[Start of Given information]
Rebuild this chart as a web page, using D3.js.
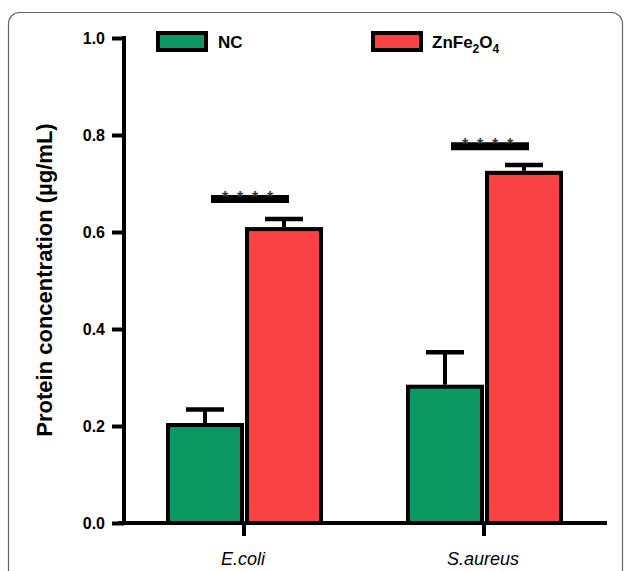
<!DOCTYPE html>
<html>
<head>
<meta charset="utf-8" />
<title>Protein concentration</title>
<script src="https://d3js.org/d3.v7.min.js" charset="utf-8"></script>
<style>
    body { margin: 0; background: #fff; font-family: Arial, "Liberation Sans", sans-serif; }
    .tick text { font-size: 16px; font-weight: bold; }
</style>
</head>
<body>
<svg class="chart"></svg>
<script>

// data
var groups = ["E.coli", "S.aureus"];
var series = ["NC", "ZnFe2O4"];
var ncMeans = [0.202, 0.281];
var ncErrors = [0.032, 0.071];
var znMeans = [0.606, 0.722];
var znErrors = [0.021, 0.016];
var sigLevels = [0.668, 0.777];
var sigStars = ["****", "****"];
var yTicks = [0, 0.2, 0.4, 0.6, 0.8, 1.0];

var colors = { "NC": "#0b9862", "ZnFe2O4": "#f94042" };

var W = 629, H = 571;
var svg = d3.select(".chart").attr("width", W).attr("height", H);

// rounded frame
svg.append("rect")
    .attr("x", 8.5).attr("y", 12.5)
    .attr("width", 614).attr("height", 600)
    .attr("rx", 11)
    .attr("fill", "none")
    .attr("stroke", "#666")
    .attr("stroke-width", 1.2);

var y = d3.scaleLinear().domain([0, 1]).range([523, 38]);
var x = d3.scaleBand().domain(groups).range([124, 604]);

// bars
var bars = [];
groups.forEach(function(g, i) {
    bars.push({ group: g, s: "NC", v: ncMeans[i], e: ncErrors[i], off: -78 });
    bars.push({ group: g, s: "ZnFe2O4", v: znMeans[i], e: znErrors[i], off: 1 });
});

var bw = 78;
var center = function(g) { return x(g) + x.bandwidth() / 2; };

svg.selectAll(".bar")
    .data(bars)
    .enter()
    .append("rect")
    .attr("class", "bar")
    .attr("x", function(d) { return center(d.group) + d.off + 2; })
    .attr("width", bw - 4)
    .attr("y", function(d) { return y(d.v); })
    .attr("height", function(d) { return y(0) - y(d.v); })
    .attr("fill", function(d) { return colors[d.s]; })
    .attr("stroke", "#000")
    .attr("stroke-width", 4);

// error bars (upper only)
svg.selectAll(".err")
    .data(bars)
    .enter()
    .append("line")
    .attr("x1", function(d) { return center(d.group) + d.off + bw / 2; })
    .attr("x2", function(d) { return center(d.group) + d.off + bw / 2; })
    .attr("y1", function(d) { return y(d.v) - 2; })
    .attr("y2", function(d) { return y(d.v + d.e); })
    .attr("stroke", "#000")
    .attr("stroke-width", 4);

svg.selectAll(".cap")
    .data(bars)
    .enter()
    .append("line")
    .attr("x1", function(d) { return center(d.group) + d.off + bw / 2 - 19; })
    .attr("x2", function(d) { return center(d.group) + d.off + bw / 2 + 19; })
    .attr("y1", function(d) { return y(d.v + d.e); })
    .attr("y2", function(d) { return y(d.v + d.e); })
    .attr("stroke", "#000")
    .attr("stroke-width", 4.5);

// significance bars
groups.forEach(function(g, i) {
    var c = center(g);
    svg.append("line")
        .attr("x1", c - 33).attr("x2", c + 45)
        .attr("y1", y(sigLevels[i])).attr("y2", y(sigLevels[i]))
        .attr("stroke", "#000")
        .attr("stroke-width", 8);
    sigStars[i].split("").forEach(function(s, k) {
        svg.append("text")
            .attr("x", c - 19 + k * 15)
            .attr("y", y(sigLevels[i]) + 4)
            .attr("text-anchor", "middle")
            .attr("font-size", "16px")
            .attr("font-weight", "bold")
            .attr("fill", "#333")
            .text(s);
    });
});

// y axis
var yAxis = d3.axisLeft(y).tickValues(yTicks).tickFormat(d3.format(".1f"))
    .tickSize(12).tickSizeOuter(0).tickPadding(7);
var gy = svg.append("g").attr("transform", "translate(124,0)").call(yAxis);
gy.select(".domain").remove();
gy.selectAll(".tick line").attr("stroke-width", 4);
gy.append("line").attr("x1", 0).attr("x2", 0)
    .attr("y1", y(1) - 2).attr("y2", y(0) + 2)
    .attr("stroke", "#000").attr("stroke-width", 4);

// x axis
var xAxis = d3.axisBottom(x).tickSize(13).tickSizeOuter(0).tickFormat("");
var gx = svg.append("g").attr("transform", "translate(0," + y(0) + ")").call(xAxis);
gx.select(".domain").remove();
gx.selectAll(".tick line").attr("stroke-width", 4);
gx.append("line").attr("x1", 118).attr("x2", 607)
    .attr("y1", 0).attr("y2", 0)
    .attr("stroke", "#000").attr("stroke-width", 4);

svg.selectAll(".glabel")
    .data(groups)
    .enter()
    .append("text")
    .attr("x", function(d) { return center(d) - 1; })
    .attr("y", 565)
    .attr("text-anchor", "middle")
    .attr("font-size", "18px")
    .attr("font-style", "italic")
    .text(function(d) { return d; });

// y label
svg.append("text")
    .attr("transform", "translate(52,280) rotate(-90)")
    .attr("text-anchor", "middle")
    .attr("font-size", "22px")
    .attr("font-weight", "bold")
    .text("Protein concentration (µg/mL)");

// legend
var legX = [158, 373];
series.forEach(function(s, i) {
    svg.append("rect")
        .attr("x", legX[i]).attr("y", 33)
        .attr("width", 48).attr("height", 17)
        .attr("fill", colors[s])
        .attr("stroke", "#000")
        .attr("stroke-width", 4);
});
svg.append("text").attr("x", 218).attr("y", 48)
    .attr("font-size", "17px").attr("font-weight", "bold").text("NC");
var zt = svg.append("text").attr("x", 432).attr("y", 48)
    .attr("font-size", "17px").attr("font-weight", "bold");
zt.append("tspan").text("ZnFe");
zt.append("tspan").attr("font-size", "12px").attr("dy", 5).text("2");
zt.append("tspan").attr("dy", -5).text("O");
zt.append("tspan").attr("font-size", "12px").attr("dy", 5).text("4");

</script>
</body>
</html>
[End of Given information]
Leave out all pictures, then copy the remaining material exactly.

## Written solution
Rebuild this chart as a web page, using D3.js.
<!DOCTYPE html>
<html>
<head>
<meta charset="utf-8" />
<title>Protein concentration</title>
<script src="https://d3js.org/d3.v7.min.js" charset="utf-8"></script>
<style>
    body { margin: 0; background: #fff; font-family: Arial, "Liberation Sans", sans-serif; }
    .tick text { font-size: 16px; font-weight: bold; }
</style>
</head>
<body>
<svg class="chart"></svg>
<script>

// data
var groups = ["E.coli", "S.aureus"];
var series = ["NC", "ZnFe2O4"];
var ncMeans = [0.202, 0.281];
var ncErrors = [0.032, 0.071];
var znMeans = [0.606, 0.722];
var znErrors = [0.021, 0.016];
var sigLevels = [0.668, 0.777];
var sigStars = ["****", "****"];
var yTicks = [0, 0.2, 0.4, 0.6, 0.8, 1.0];

var colors = { "NC": "#0b9862", "ZnFe2O4": "#f94042" };

var W = 629, H = 571;
var svg = d3.select(".chart").attr("width", W).attr("height", H);

// rounded frame
svg.append("rect")
    .attr("x", 8.5).attr("y", 12.5)
    .attr("width", 614).attr("height", 600)
    .attr("rx", 11)
    .attr("fill", "none")
    .attr("stroke", "#666")
    .attr("stroke-width", 1.2);

var y = d3.scaleLinear().domain([0, 1]).range([523, 38]);
var x = d3.scaleBand().domain(groups).range([124, 604]);

// bars
var bars = [];
groups.forEach(function(g, i) {
    bars.push({ group: g, s: "NC", v: ncMeans[i], e: ncErrors[i], off: -78 });
    bars.push({ group: g, s: "ZnFe2O4", v: znMeans[i], e: znErrors[i], off: 1 });
});

var bw = 78;
var center = function(g) { return x(g) + x.bandwidth() / 2; };

svg.selectAll(".bar")
    .data(bars)
    .enter()
    .append("rect")
    .attr("class", "bar")
    .attr("x", function(d) { return center(d.group) + d.off + 2; })
    .attr("width", bw - 4)
    .attr("y", function(d) { return y(d.v); })
    .attr("height", function(d) { return y(0) - y(d.v); })
    .attr("fill", function(d) { return colors[d.s]; })
    .attr("stroke", "#000")
    .attr("stroke-width", 4);

// error bars (upper only)
svg.selectAll(".err")
    .data(bars)
    .enter()
    .append("line")
    .attr("x1", function(d) { return center(d.group) + d.off + bw / 2; })
    .attr("x2", function(d) { return center(d.group) + d.off + bw / 2; })
    .attr("y1", function(d) { return y(d.v) - 2; })
    .attr("y2", function(d) { return y(d.v + d.e); })
    .attr("stroke", "#000")
    .attr("stroke-width", 4);

svg.selectAll(".cap")
    .data(bars)
    .enter()
    .append("line")
    .attr("x1", function(d) { return center(d.group) + d.off + bw / 2 - 19; })
    .attr("x2", function(d) { return center(d.group) + d.off + bw / 2 + 19; })
    .attr("y1", function(d) { return y(d.v + d.e); })
    .attr("y2", function(d) { return y(d.v + d.e); })
    .attr("stroke", "#000")
    .attr("stroke-width", 4.5);

// significance bars
groups.forEach(function(g, i) {
    var c = center(g);
    svg.append("line")
        .attr("x1", c - 33).attr("x2", c + 45)
        .attr("y1", y(sigLevels[i])).attr("y2", y(sigLevels[i]))
        .attr("stroke", "#000")
        .attr("stroke-width", 8);
    sigStars[i].split("").forEach(function(s, k) {
        svg.append("text")
            .attr("x", c - 19 + k * 15)
            .attr("y", y(sigLevels[i]) + 4)
            .attr("text-anchor", "middle")
            .attr("font-size", "16px")
            .attr("font-weight", "bold")
            .attr("fill", "#333")
            .text(s);
    });
});

// y axis
var yAxis = d3.axisLeft(y).tickValues(yTicks).tickFormat(d3.format(".1f"))
    .tickSize(12).tickSizeOuter(0).tickPadding(7);
var gy = svg.append("g").attr("transform", "translate(124,0)").call(yAxis);
gy.select(".domain").remove();
gy.selectAll(".tick line").attr("stroke-width", 4);
gy.append("line").attr("x1", 0).attr("x2", 0)
    .attr("y1", y(1) - 2).attr("y2", y(0) + 2)
    .attr("stroke", "#000").attr("stroke-width", 4);

// x axis
var xAxis = d3.axisBottom(x).tickSize(13).tickSizeOuter(0).tickFormat("");
var gx = svg.append("g").attr("transform", "translate(0," + y(0) + ")").call(xAxis);
gx.select(".domain").remove();
gx.selectAll(".tick line").attr("stroke-width", 4);
gx.append("line").attr("x1", 118).attr("x2", 607)
    .attr("y1", 0).attr("y2", 0)
    .attr("stroke", "#000").attr("stroke-width", 4);

svg.selectAll(".glabel")
    .data(groups)
    .enter()
    .append("text")
    .attr("x", function(d) { return center(d) - 1; })
    .attr("y", 565)
    .attr("text-anchor", "middle")
    .attr("font-size", "18px")
    .attr("font-style", "italic")
    .text(function(d) { return d; });

// y label
svg.append("text")
    .attr("transform", "translate(52,280) rotate(-90)")
    .attr("text-anchor", "middle")
    .attr("font-size", "22px")
    .attr("font-weight", "bold")
    .text("Protein concentration (µg/mL)");

// legend
var legX = [158, 373];
series.forEach(function(s, i) {
    svg.append("rect")
        .attr("x", legX[i]).attr("y", 33)
        .attr("width", 48).attr("height", 17)
        .attr("fill", colors[s])
        .attr("stroke", "#000")
        .attr("stroke-width", 4);
});
svg.append("text").attr("x", 218).attr("y", 48)
    .attr("font-size", "17px").attr("font-weight", "bold").text("NC");
var zt = svg.append("text").attr("x", 432).attr("y", 48)
    .attr("font-size", "17px").attr("font-weight", "bold");
zt.append("tspan").text("ZnFe");
zt.append("tspan").attr("font-size", "12px").attr("dy", 5).text("2");
zt.append("tspan").attr("dy", -5).text("O");
zt.append("tspan").attr("font-size", "12px").attr("dy", 5).text("4");

</script>
</body>
</html>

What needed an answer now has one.